WHAT YOU WILL DO ▸ Write out the material again word for word, dropping any images it holds.

DATASET ROWS ▸
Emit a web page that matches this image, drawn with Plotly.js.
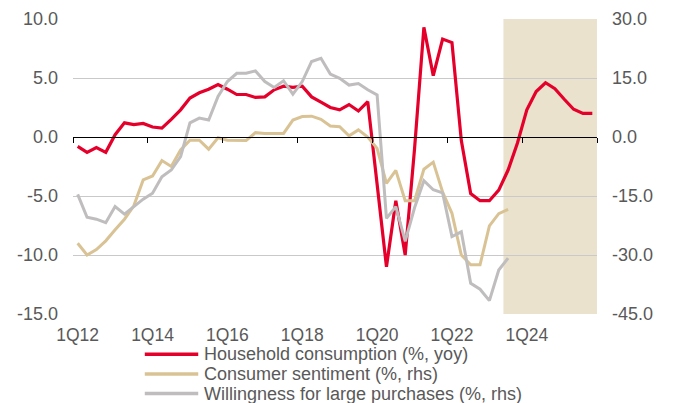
<!DOCTYPE html>
<html><head><meta charset="utf-8">
<script src="https://cdn.plot.ly/plotly-3.0.1.min.js"></script>
<style>html,body{margin:0;padding:0;background:#fff}#chart{width:673px;height:403px}</style>
</head><body><div id="chart"></div>
<script>
const quarters = ["1Q12","2Q12","3Q12","4Q12","1Q13","2Q13","3Q13","4Q13","1Q14","2Q14","3Q14","4Q14",
"1Q15","2Q15","3Q15","4Q15","1Q16","2Q16","3Q16","4Q16","1Q17","2Q17","3Q17","4Q17",
"1Q18","2Q18","3Q18","4Q18","1Q19","2Q19","3Q19","4Q19","1Q20","2Q20","3Q20","4Q20",
"1Q21","2Q21","3Q21","4Q21","1Q22","2Q22","3Q22","4Q22","1Q23","2Q23","3Q23","4Q23",
"1Q24","2Q24","3Q24","4Q24","1Q25","2Q25","3Q25","4Q25"];

const householdConsumption = [-0.8,-1.3,-0.9,-1.3,0.2,1.2,1.05,1.15,0.85,0.75,1.5,2.3,
3.3,3.75,4.05,4.45,4.05,3.6,3.6,3.35,3.4,4.0,4.3,4.2,
4.3,3.4,2.95,2.5,2.3,2.75,2.2,3.0,-4.0,-11.0,-5.4,-10.0,
-1.0,9.3,5.2,8.3,8.0,-0.3,-4.8,-5.4,-5.4,-4.5,-2.8,-0.5,
2.3,3.85,4.6,4.1,3.2,2.35,2.0,2.0];

const consumerSentiment = [-27.0,-30.0,-28.6,-26.4,-23.6,-20.9,-17.5,-10.9,-9.9,-6.0,-7.5,-3.3,
-0.8,-0.8,-3.1,-0.2,-0.8,-0.9,-0.9,1.1,0.9,0.9,0.9,4.3,
5.2,5.3,4.5,2.8,2.6,0.3,1.8,0.0,-2.9,-11.8,-8.5,-16.2,
-16.2,-8.2,-6.4,-14.0,-19.4,-30.0,-32.5,-32.5,-22.6,-19.5,-18.4];

const largePurchases = [-14.6,-20.4,-20.9,-21.8,-17.7,-19.6,-17.7,-15.8,-14.3,-10.1,-8.4,-5.0,
3.6,4.8,4.3,10.3,14.1,16.2,16.2,16.8,14.1,12.6,14.3,10.9,
14.1,19.2,20.0,16.0,14.9,13.2,13.6,12.0,10.7,-20.7,-17.7,-26.5,
-18.0,-11.1,-13.4,-14.2,-25.3,-24.1,-37.2,-38.7,-41.6,-33.8,-30.8];

const seriesNames = ["Household consumption (%, yoy)","Consumer sentiment (%, rhs)","Willingness for large purchases (%, rhs)"];
const seriesColors = ["#E4002B","#D9C395","#BFBDBD"];
const leftTicks = [-15,-10,-5,0,5,10];
const rightTicks = [-45,-30,-15,0,15,30];
const xTickLabels = ["1Q12","1Q14","1Q16","1Q18","1Q20","1Q22","1Q24"];
const forecastStart = "3Q23";

const FONT = "Liberation Sans, Arial, sans-serif";
const TXT = "#595959";
const FS = 18;

const traces = [
  {x: quarters, y: householdConsumption, name: seriesNames[0], type: "scatter", mode: "lines",
   line: {color: seriesColors[0], width: 3.2}, yaxis: "y", xaxis: "x", showlegend: false},
  {x: quarters.slice(0, consumerSentiment.length), y: consumerSentiment, name: seriesNames[1], type: "scatter", mode: "lines",
   line: {color: seriesColors[1], width: 3}, yaxis: "y2", xaxis: "x", showlegend: false},
  {x: quarters.slice(0, largePurchases.length), y: largePurchases, name: seriesNames[2], type: "scatter", mode: "lines",
   line: {color: seriesColors[2], width: 3}, yaxis: "y2", xaxis: "x", showlegend: false},
  {x: [], y: [], xaxis: "x2", yaxis: "y", showlegend: false, hoverinfo: "skip"}
];

const n = quarters.length;
const fIdx = quarters.indexOf(forecastStart);

// custom legend (sample lines + text), paper coords
const legendX0 = 0.137, legendX1 = 0.239, legendTextX = 0.248;
const legendY = [-0.1366, -0.2031, -0.2695];
const shapes = [
  {type: "rect", xref: "x2", yref: "paper", x0: fIdx - 0.5, x1: n - 0.5, y0: 0, y1: 1,
   fillcolor: "#EAE2CC", line: {width: 0}, layer: "below"}
];
const annotations = [];
seriesNames.forEach((nm, k) => {
  shapes.push({type: "line", xref: "paper", yref: "paper", x0: legendX0, x1: legendX1,
    y0: legendY[k], y1: legendY[k], line: {color: seriesColors[k], width: 3.5}});
  annotations.push({xref: "paper", yref: "paper", x: legendTextX, y: legendY[k], xanchor: "left", yanchor: "middle",
    text: nm, showarrow: false, font: {family: FONT, size: 18, color: TXT}, borderpad: 0});
});

const layout = {
  width: 673, height: 403,
  margin: {l: 73, r: 76, t: 19, b: 89, pad: 0},
  paper_bgcolor: "#ffffff", plot_bgcolor: "rgba(0,0,0,0)",
  font: {family: FONT, size: FS, color: TXT},
  showlegend: false,
  xaxis: {
    type: "category", categoryorder: "array", categoryarray: quarters,
    range: [-0.5, n - 0.5], tickmode: "array", tickvals: xTickLabels, ticktext: xTickLabels,
    showgrid: false, zeroline: false, showline: false, ticks: "", ticklabelstandoff: 8,
    tickfont: {family: FONT, size: 17.5, color: TXT}, fixedrange: true
  },
  xaxis2: {
    overlaying: "x", anchor: "free", position: 15 / 25, range: [-0.5, n - 0.5],
    tickmode: "linear", tick0: -0.5, dtick: 8, ticks: "outside", ticklen: 5, tickwidth: 1, tickcolor: "#000",
    showticklabels: false, showgrid: false, zeroline: false, showline: true, linecolor: "#000", linewidth: 1
  },
  yaxis: {
    range: [-15, 10], tickmode: "array", tickvals: leftTicks, ticktext: leftTicks.map(v => v.toFixed(1)),
    showgrid: true, gridcolor: "#C9C9C9", gridwidth: 1, zeroline: false, showline: false, ticks: "",
    ticklabelstandoff: 14, tickfont: {family: FONT, size: FS, color: TXT}
  },
  yaxis2: {
    overlaying: "y", side: "right", range: [-45, 30], tickmode: "array", tickvals: rightTicks,
    ticktext: rightTicks.map(v => v.toFixed(1)), showgrid: false, zeroline: false, showline: false, ticks: "",
    ticklabelstandoff: 14, tickfont: {family: FONT, size: FS, color: TXT}
  },
  shapes: shapes,
  annotations: annotations
};

Plotly.newPlot("chart", traces, layout, {staticPlot: true, displayModeBar: false});
</script>
</body></html>
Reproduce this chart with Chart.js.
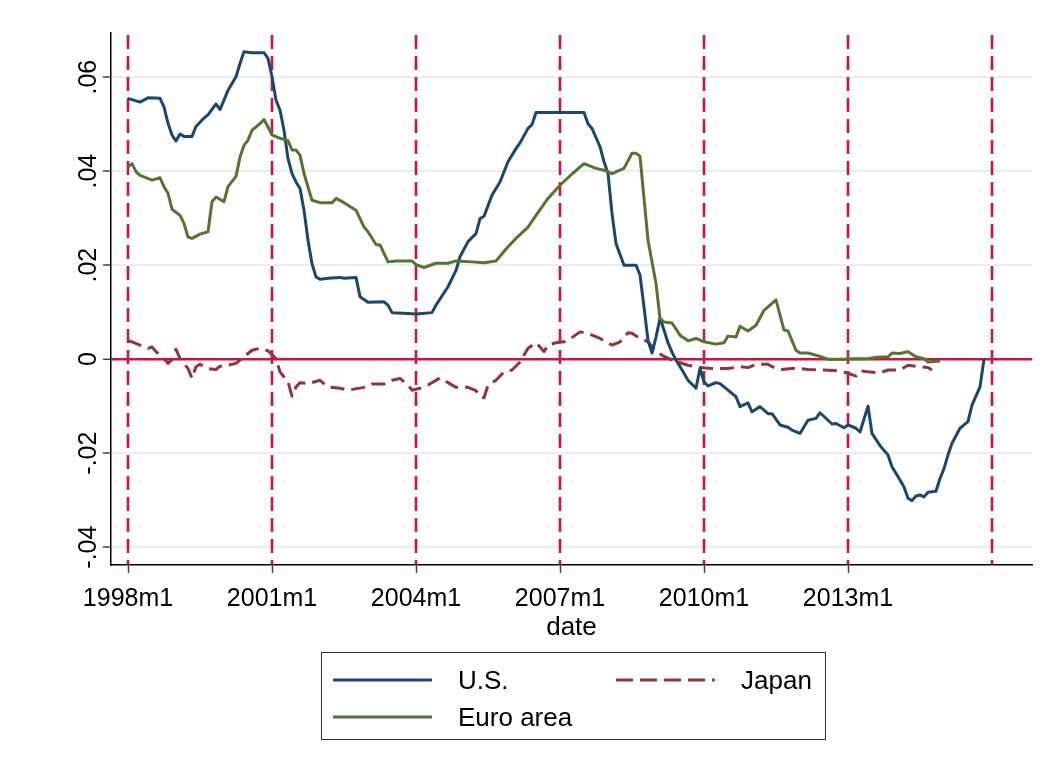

SOLUTION FOR THIS EXERCISE ▸
Emit a web page that matches this image, drawn with Plotly.js.
<!DOCTYPE html>
<html><head><meta charset="utf-8">
<script src="https://cdn.plot.ly/plotly-3.0.1.min.js"></script>
<style>html,body{margin:0;padding:0;background:#fff}#chart{width:673px;height:403px}</style>
</head><body><div id="chart"></div>
<script>
const quarters = ["1Q12","2Q12","3Q12","4Q12","1Q13","2Q13","3Q13","4Q13","1Q14","2Q14","3Q14","4Q14",
"1Q15","2Q15","3Q15","4Q15","1Q16","2Q16","3Q16","4Q16","1Q17","2Q17","3Q17","4Q17",
"1Q18","2Q18","3Q18","4Q18","1Q19","2Q19","3Q19","4Q19","1Q20","2Q20","3Q20","4Q20",
"1Q21","2Q21","3Q21","4Q21","1Q22","2Q22","3Q22","4Q22","1Q23","2Q23","3Q23","4Q23",
"1Q24","2Q24","3Q24","4Q24","1Q25","2Q25","3Q25","4Q25"];

const householdConsumption = [-0.8,-1.3,-0.9,-1.3,0.2,1.2,1.05,1.15,0.85,0.75,1.5,2.3,
3.3,3.75,4.05,4.45,4.05,3.6,3.6,3.35,3.4,4.0,4.3,4.2,
4.3,3.4,2.95,2.5,2.3,2.75,2.2,3.0,-4.0,-11.0,-5.4,-10.0,
-1.0,9.3,5.2,8.3,8.0,-0.3,-4.8,-5.4,-5.4,-4.5,-2.8,-0.5,
2.3,3.85,4.6,4.1,3.2,2.35,2.0,2.0];

const consumerSentiment = [-27.0,-30.0,-28.6,-26.4,-23.6,-20.9,-17.5,-10.9,-9.9,-6.0,-7.5,-3.3,
-0.8,-0.8,-3.1,-0.2,-0.8,-0.9,-0.9,1.1,0.9,0.9,0.9,4.3,
5.2,5.3,4.5,2.8,2.6,0.3,1.8,0.0,-2.9,-11.8,-8.5,-16.2,
-16.2,-8.2,-6.4,-14.0,-19.4,-30.0,-32.5,-32.5,-22.6,-19.5,-18.4];

const largePurchases = [-14.6,-20.4,-20.9,-21.8,-17.7,-19.6,-17.7,-15.8,-14.3,-10.1,-8.4,-5.0,
3.6,4.8,4.3,10.3,14.1,16.2,16.2,16.8,14.1,12.6,14.3,10.9,
14.1,19.2,20.0,16.0,14.9,13.2,13.6,12.0,10.7,-20.7,-17.7,-26.5,
-18.0,-11.1,-13.4,-14.2,-25.3,-24.1,-37.2,-38.7,-41.6,-33.8,-30.8];

const seriesNames = ["Household consumption (%, yoy)","Consumer sentiment (%, rhs)","Willingness for large purchases (%, rhs)"];
const seriesColors = ["#E4002B","#D9C395","#BFBDBD"];
const leftTicks = [-15,-10,-5,0,5,10];
const rightTicks = [-45,-30,-15,0,15,30];
const xTickLabels = ["1Q12","1Q14","1Q16","1Q18","1Q20","1Q22","1Q24"];
const forecastStart = "3Q23";

const FONT = "Liberation Sans, Arial, sans-serif";
const TXT = "#595959";
const FS = 18;

const traces = [
  {x: quarters, y: householdConsumption, name: seriesNames[0], type: "scatter", mode: "lines",
   line: {color: seriesColors[0], width: 3.2}, yaxis: "y", xaxis: "x", showlegend: false},
  {x: quarters.slice(0, consumerSentiment.length), y: consumerSentiment, name: seriesNames[1], type: "scatter", mode: "lines",
   line: {color: seriesColors[1], width: 3}, yaxis: "y2", xaxis: "x", showlegend: false},
  {x: quarters.slice(0, largePurchases.length), y: largePurchases, name: seriesNames[2], type: "scatter", mode: "lines",
   line: {color: seriesColors[2], width: 3}, yaxis: "y2", xaxis: "x", showlegend: false},
  {x: [], y: [], xaxis: "x2", yaxis: "y", showlegend: false, hoverinfo: "skip"}
];

const n = quarters.length;
const fIdx = quarters.indexOf(forecastStart);

// custom legend (sample lines + text), paper coords
const legendX0 = 0.137, legendX1 = 0.239, legendTextX = 0.248;
const legendY = [-0.1366, -0.2031, -0.2695];
const shapes = [
  {type: "rect", xref: "x2", yref: "paper", x0: fIdx - 0.5, x1: n - 0.5, y0: 0, y1: 1,
   fillcolor: "#EAE2CC", line: {width: 0}, layer: "below"}
];
const annotations = [];
seriesNames.forEach((nm, k) => {
  shapes.push({type: "line", xref: "paper", yref: "paper", x0: legendX0, x1: legendX1,
    y0: legendY[k], y1: legendY[k], line: {color: seriesColors[k], width: 3.5}});
  annotations.push({xref: "paper", yref: "paper", x: legendTextX, y: legendY[k], xanchor: "left", yanchor: "middle",
    text: nm, showarrow: false, font: {family: FONT, size: 18, color: TXT}, borderpad: 0});
});

const layout = {
  width: 673, height: 403,
  margin: {l: 73, r: 76, t: 19, b: 89, pad: 0},
  paper_bgcolor: "#ffffff", plot_bgcolor: "rgba(0,0,0,0)",
  font: {family: FONT, size: FS, color: TXT},
  showlegend: false,
  xaxis: {
    type: "category", categoryorder: "array", categoryarray: quarters,
    range: [-0.5, n - 0.5], tickmode: "array", tickvals: xTickLabels, ticktext: xTickLabels,
    showgrid: false, zeroline: false, showline: false, ticks: "", ticklabelstandoff: 8,
    tickfont: {family: FONT, size: 17.5, color: TXT}, fixedrange: true
  },
  xaxis2: {
    overlaying: "x", anchor: "free", position: 15 / 25, range: [-0.5, n - 0.5],
    tickmode: "linear", tick0: -0.5, dtick: 8, ticks: "outside", ticklen: 5, tickwidth: 1, tickcolor: "#000",
    showticklabels: false, showgrid: false, zeroline: false, showline: true, linecolor: "#000", linewidth: 1
  },
  yaxis: {
    range: [-15, 10], tickmode: "array", tickvals: leftTicks, ticktext: leftTicks.map(v => v.toFixed(1)),
    showgrid: true, gridcolor: "#C9C9C9", gridwidth: 1, zeroline: false, showline: false, ticks: "",
    ticklabelstandoff: 14, tickfont: {family: FONT, size: FS, color: TXT}
  },
  yaxis2: {
    overlaying: "y", side: "right", range: [-45, 30], tickmode: "array", tickvals: rightTicks,
    ticktext: rightTicks.map(v => v.toFixed(1)), showgrid: false, zeroline: false, showline: false, ticks: "",
    ticklabelstandoff: 14, tickfont: {family: FONT, size: FS, color: TXT}
  },
  shapes: shapes,
  annotations: annotations
};

Plotly.newPlot("chart", traces, layout, {staticPlot: true, displayModeBar: false});
</script>
</body></html>
Reproduce this chart with Chart.js.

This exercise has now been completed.